■ OBJECTIVE:
Without the pictures, extract every line from the start of the material to the line containing "const cx = 520, cy = 507, R = 501;", both ends included.

■ GIVEN MATERIAL:
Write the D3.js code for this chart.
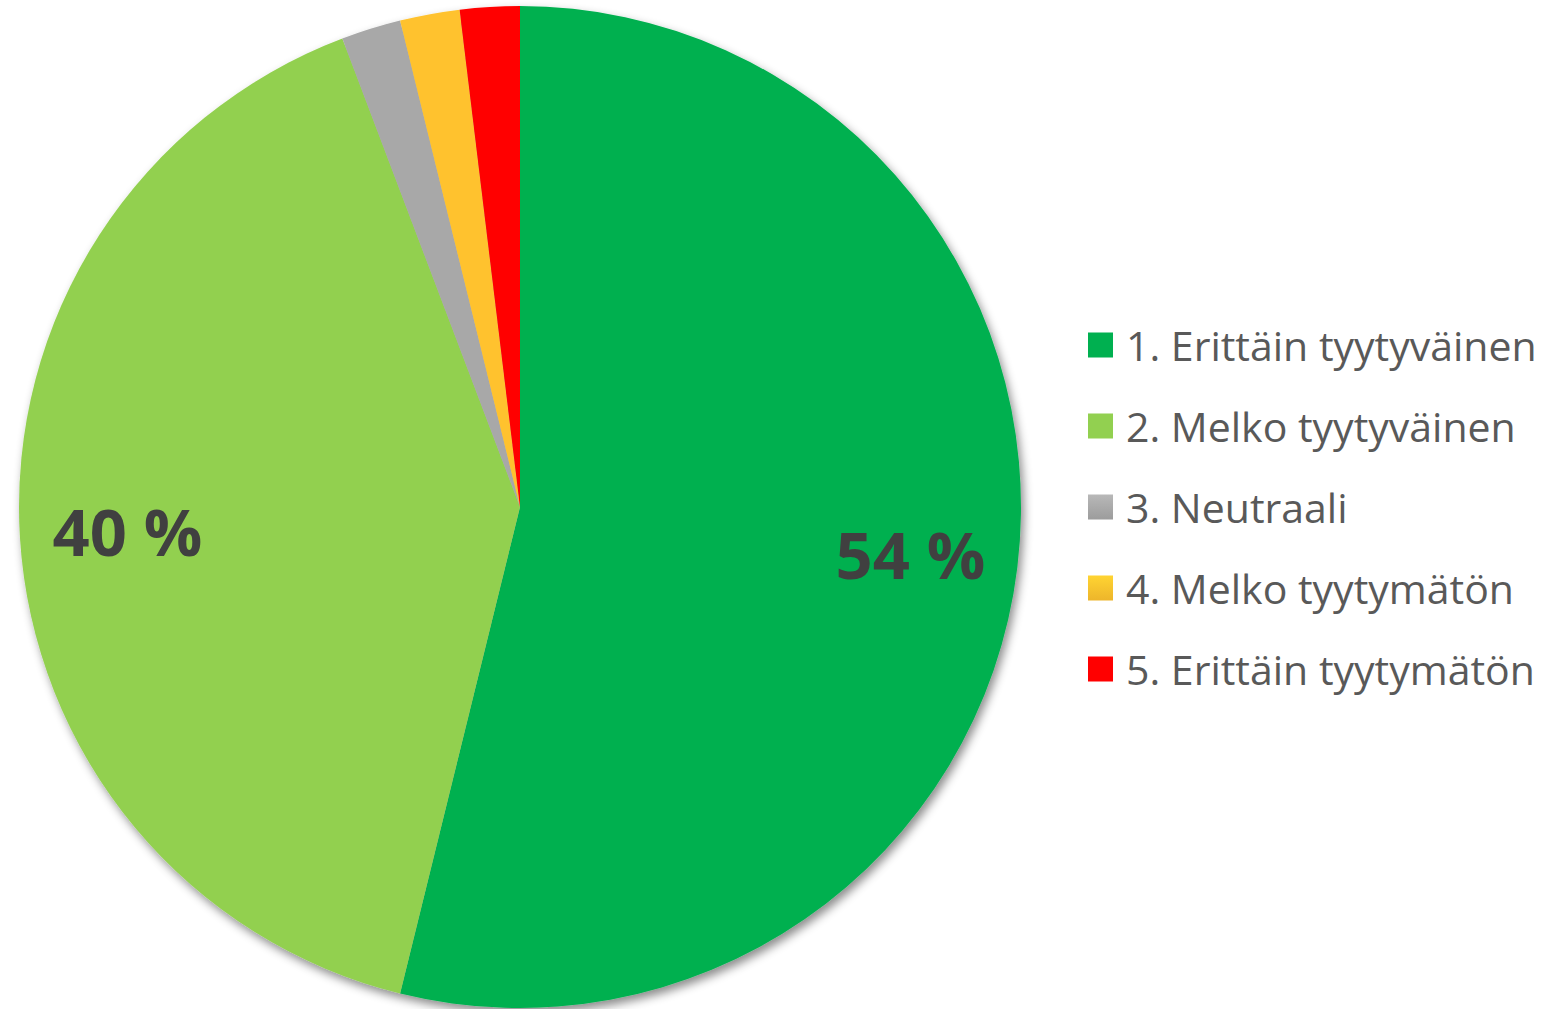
<!DOCTYPE html>
<html><head><meta charset="utf-8">
<script src="https://cdn.jsdelivr.net/npm/d3@7"></script>
<style>html,body{margin:0;padding:0;background:#fff;}svg{display:block;}</style>
</head><body>
<svg id="chart" width="1553" height="1009"></svg>
<script>
const categories = ["1. Erittäin tyytyväinen","2. Melko tyytyväinen","3. Neutraali","4. Melko tyytymätön","5. Erittäin tyytymätön"];
const values = [28, 21, 1, 1, 1];
const colors = ["#00B050","#92D050","#A8A8A8","#FFC22E","#FF0000"];
const labelMin = 0.05;

const svg = d3.select("#chart");
const cx = 520, cy = 507, R = 501;

const defs = svg.append("defs");
const f = defs.append("filter").attr("id","shadow").attr("x","-10%").attr("y","-10%").attr("width","120%").attr("height","120%");
f.append("feDropShadow").attr("dx",3).attr("dy",5).attr("stdDeviation",5).attr("flood-color","#000").attr("flood-opacity",0.45);

colors.forEach((c,i)=>{
  const g = defs.append("linearGradient").attr("id","lg"+i).attr("x1",0).attr("y1",0).attr("x2",0).attr("y2",1);
  g.append("stop").attr("offset","0%").attr("stop-color", d3.color(c).brighter(0.25));
  g.append("stop").attr("offset","100%").attr("stop-color", d3.color(c).darker(0.2));
});

const total = d3.sum(values);
const pie = d3.pie().sort(null).value(d=>d)(values);
const arc = d3.arc().innerRadius(0).outerRadius(R);
const labelArc = d3.arc().innerRadius(R*0.785).outerRadius(R*0.785);

const g = svg.append("g").attr("transform",`translate(${cx},${cy})`);
g.append("g").attr("filter","url(#shadow)")
  .selectAll("path").data(pie).join("path")
  .attr("d", arc).attr("fill",(d,i)=>colors[i]);

g.selectAll("text.lbl").data(pie.filter(d=>d.value/total>=labelMin)).join("text")
  .attr("class","lbl")
  .attr("transform", d=>`translate(${labelArc.centroid(d)})`)
  .attr("text-anchor","middle").attr("dominant-baseline","central")
  .attr("font-family","'Open Sans', sans-serif").attr("font-weight",700)
  .attr("font-size",65).attr("fill","#404040")
  .text(d=>Math.round(d.value/total*100)+" %");

const lg = svg.append("g").attr("transform","translate(1088,345)");
const rows = lg.selectAll("g").data(categories).join("g").attr("transform",(d,i)=>`translate(0,${i*81})`);
rows.append("rect").attr("x",0).attr("y",-12.5).attr("width",25).attr("height",25)
  .attr("fill",(d,i)=> (i===2||i===3) ? `url(#lg${i})` : colors[i]);
rows.append("text").attr("x",38).attr("y",0).attr("dominant-baseline","central")
  .attr("font-family","'Open Sans', sans-serif").attr("font-size",41).attr("fill","#595959")
  .text(d=>d);
</script>
</body></html>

■ RESPONSE:
Write the D3.js code for this chart.
<!DOCTYPE html>
<html><head><meta charset="utf-8">
<script src="https://cdn.jsdelivr.net/npm/d3@7"></script>
<style>html,body{margin:0;padding:0;background:#fff;}svg{display:block;}</style>
</head><body>
<svg id="chart" width="1553" height="1009"></svg>
<script>
const categories = ["1. Erittäin tyytyväinen","2. Melko tyytyväinen","3. Neutraali","4. Melko tyytymätön","5. Erittäin tyytymätön"];
const values = [28, 21, 1, 1, 1];
const colors = ["#00B050","#92D050","#A8A8A8","#FFC22E","#FF0000"];
const labelMin = 0.05;

const svg = d3.select("#chart");
const cx = 520, cy = 507, R = 501;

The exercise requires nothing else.